UT's State Funding Battle
A recent cover story in Metro Pulse on UT president John Petersen would have you believe that Petersen and Gov. Phil Bredesen get along famously, but that hasn't exactly been the case of late.
At the March meeting of UT's Board of Trustees, Petersen took several shots at Bredesen's budget recommendations for the university, according to reports in other media. He termed the governor's recommended one-percent pay raise a "bum deal" for higher education personnel and vowed to keep striving for the five-percent raises that he's made a top priority. At the same time, Petersen vented that the governor's recommended capital outlays included only one of several UT priority projects: $32 million for infrastructure work on the site of the university's proposed new research campus on what has been its dairy farm. "It's frustrating when $32 million is all you get," Petersen was quoted as saying. And, indeed, that sum is far below the $110 million appropriated for five new and renovated UT buildings in the current fiscal year.
When asked about these criticisms in an appearance on WBIR-TV's Inside Tennessee program, Bredesen responded that they "didn't sit real well with me." And he went on to say that, "I think UT has done quite nicely under the plans that we've had, and I'd kind of throw it back to them a little bit and say, OK, but rather than us just always running around and scrambling and finding new dollars, how about you spending a little time combing through some of your programs and see if there are some things that are sort of fossilized and could be cut out or cut back."
In an effort to smooth over the apparent rift, UT's vice president for public and government affairs Hank Dye insists that Petersen's "bum deal" comment was taken out of context. As for fossilized programs, Dye says, "I can't say whether there are any fossils or not, but we are certainly looking all the time at reallocations to make sure we're spending the money the best way we can." (I couldn't get an interview with Petersen until after the deadline for this column but expect to be addressing his plans and views in this space next week.)

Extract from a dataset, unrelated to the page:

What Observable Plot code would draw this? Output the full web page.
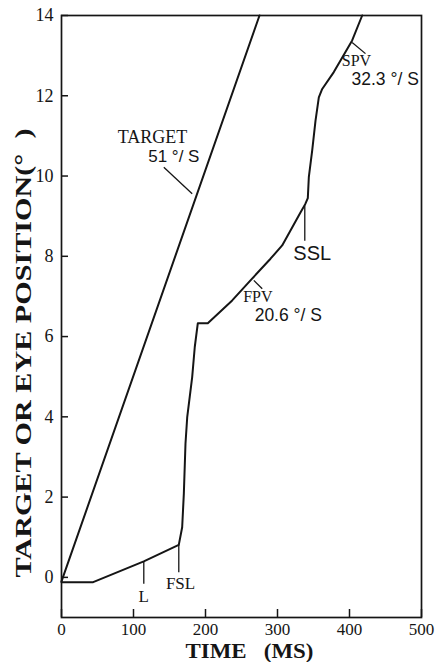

Meanwhile, the UT president is already making headway with his vow to trustees that: "We're going to have to battle a little more than we've done in the past. People think there's more money available." The Senate Education Committee, with Petersen front and center, unanimously recommended funding two additional capital projects: $30 million for a new School of Music facility in Knoxville and $48 million for a new library in Chattanooga. Last week he reportedly got a good reception at a House budget hearing with his appeal for more salary money from the state.
Getting faculty and staff salaries up to at least the average of the 10 other southern state universities that are deemed UT's peers has been at the top of Petersen's priority list for the past year or more. Presently, faculty compensation is about 93 percent of the average. So even a five-percent raise would only represent a step toward parity with what's a moving target.

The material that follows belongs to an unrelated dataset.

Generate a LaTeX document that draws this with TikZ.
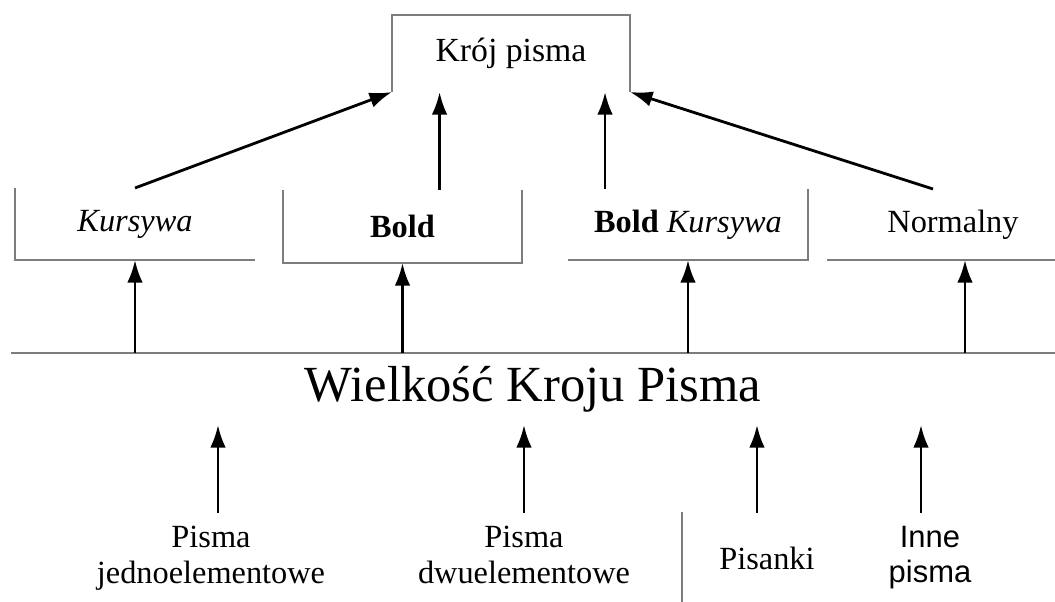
\documentclass[tikz,border=0pt]{standalone}
\usepackage{fontspec}
\setmainfont{Liberation Serif}
\newfontfamily\arialfont{Liberation Sans}
\usetikzlibrary{arrows.meta,calc}

\definecolor{rimgray}{RGB}{125,125,125}

\tikzset{
  box/.style={inner sep=0pt, outer sep=0pt, align=center},
  rim/.style={draw=rimgray, line width=1.3pt},
  up/.style={-{Latex[length=16pt,width=11pt]}, line width=2pt},
  small/.style={font=\fontsize{23}{25}\selectfont}
}

\begin{document}
\begin{tikzpicture}[x=0.025cm, y=-0.025cm]
  \useasboundingbox (0,0) rectangle (1055,602);

  % top and second row
  \node[box, minimum width=5.95cm, minimum height=1.925cm, font=\fontsize{24}{28}\selectfont] (kroj) at (511,53.5) {Krój pisma};
  \node[box, small, minimum width=6cm, minimum height=1.8cm] (kursywa) at (135,224) {\textit{Kursywa}};
  \node[box, small, minimum width=5.975cm, minimum height=1.825cm] (bold) at (402.5,226.5) {\textbf{Bold}};
  \node[box, small, minimum width=6cm, minimum height=1.775cm] (bkursywa) at (688,224.5) {\textbf{Bold} \textit{Kursywa}};
  \node[box, small, minimum width=6.3cm, minimum height=1.775cm] (normalny) at (953,224.5) {Normalny};

  % title with its base line
  \node[box, minimum width=26.1cm, minimum height=1.8cm, font=\fontsize{36}{40}\selectfont] (wielkosc) at (533,389) {Wielkość Kroju Pisma};

  % bottom row
  \node[box, small, minimum height=2.35cm] (jedno) at (211,560) {Pisma\\jednoelementowe\strut};
  \node[box, small, minimum height=2.35cm] (dwu) at (524,560) {Pisma\\dwuelementowe\strut};
  \node[box, small, minimum height=2.25cm] (pisanki) at (767,558) {Pisanki};
  \node[box, minimum height=2.35cm, font=\arialfont\fontsize{22}{25}\selectfont] (inne) at (930,560) {Inne\\pisma\strut};

  % frames
  \draw[rim] (kroj.south west) |- (kroj.north east) -- (kroj.south east);
  \draw[rim] (kursywa.north west) |- (kursywa.south east);
  \draw[rim] (bold.north west) |- (bold.south east) -- (bold.north east);
  \draw[rim] (bkursywa.south west) -- (bkursywa.south east) -- (bkursywa.north east);
  \draw[rim] (normalny.south west) -- (normalny.south east);
  \draw[rim] (wielkosc.north west) -- (wielkosc.north east);
  \draw[rim] (682,512) -- (682,602);

  % arrows to the top box
  \coordinate (k1) at ($(kroj.south west)!.2!(kroj.south east)$);
  \coordinate (k2) at ($(kroj.south west)!.895!(kroj.south east)$);
  \coordinate (n1) at ([xshift=-.5cm]normalny.north);
  \draw[up] (kursywa.north) -- (kroj.south west);
  \draw[up] (bold.north -| k1) -- (k1);
  \draw[up] (bkursywa.north -| k2) -- (k2);
  \draw[up] (n1) -- (kroj.south east);

  % arrows from the base line
  \coordinate (n2) at ([xshift=.3cm]normalny.south);
  \draw[up] (kursywa.south |- wielkosc.north) -- (kursywa.south);
  \draw[up] (bold.south |- wielkosc.north) -- (bold.south);
  \draw[up] (bkursywa.south |- wielkosc.north) -- (bkursywa.south);
  \draw[up] (n2 |- wielkosc.north) -- (n2);

  % arrows from the bottom row
  \coordinate (b1) at ([xshift=.175cm]jedno.north);
  \coordinate (b3) at ([xshift=-.25cm]pisanki.north);
  \coordinate (b4) at ([xshift=-.225cm]inne.north);
  \draw[up] (b1) -- (b1 |- wielkosc.south);
  \draw[up] (dwu.north) -- (dwu.north |- wielkosc.south);
  \draw[up] (b3) -- (b3 |- wielkosc.south);
  \draw[up] (b4) -- (b4 |- wielkosc.south);
\end{tikzpicture}
\end{document}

It's true that in addition to a one-percent salary increase Bredesen recommended a two-percent bonus for state employees including higher ed. But UT officials don't consider a one-time bonus meaningful in narrowing the compensation gap. Nor are they desirous of tapping a $17 million increase in recommended operational funding for the university--an increase that falls short of restoring the nine-percent cut in UT's operating budget that Bredesen imposed in 2003.
By Bredesen's way of reckoning, the $40 million that he recommended for a pilot plant to produce ethanol from switchgrass counts as a UT outlay. "UT told me how important this switchgrass project was for developing their graduate school and Oak Ridge, and we put $40 million in capital and another $30 million in operating funds over the next three years into that," he said.
But as UT officials see it, this pioneering biofuels endeavor primarily represents an economic development initiative rather than an academic one. "This is a marvelous opportunity for Tennessee," says UT's recently named executive vice president, David Millhorn.
Assuming the pilot plant proves the commercial feasibility of processing switchgrass into ethanol, he envisions that within several years plants in rural areas around the state could be producing a billion gallons a year. "The really exciting thing is the job's created, and if the farmers own part of this, they could pay not only by growing the crop but also by processing the crop into ethanol. This will put a lot of money into our rural counties, and that's what we want to do."
For all its boldness on this front, UT is pulling in its horns when it comes to plans for the Cherokee Campus on the dairy farm site. An ambitious proposal to Bredesen last fall called for relocating nearly the entire College of Engineering, the physics department and other science buildings to the new 200-acre campus at a cost of $300 million. Another $110 million would have gone into renovation of vacated buildings on the main campus to accommodate an 8,000 student enrollment growth to 35,000.
However, Millhorn now says, "The cost of that would have been prohibitive." A new electrical and computer engineering building that would have been the first to go up on the Cherokee Campus is now due to be located on the main campus instead. And the only building firmly slated to go on the new campus is an Institute for Advanced Materials that represents a joint venture between UT and ORNL. But Millhorn foresees other research-intensive facilities getting built there over time, including high-tech private ventures.
As for creating more space to allow for student body growth, Millhorn says, "We have to look very carefully at how efficiently we are utilizing our existing space, our classrooms, before we start an aggressive program to build new ones."
So it's not as if the university isn't paying heed to Bredesen's admonitions to hold down costs or, as Petersen has often said, to be good stewards of taxpayer dollars.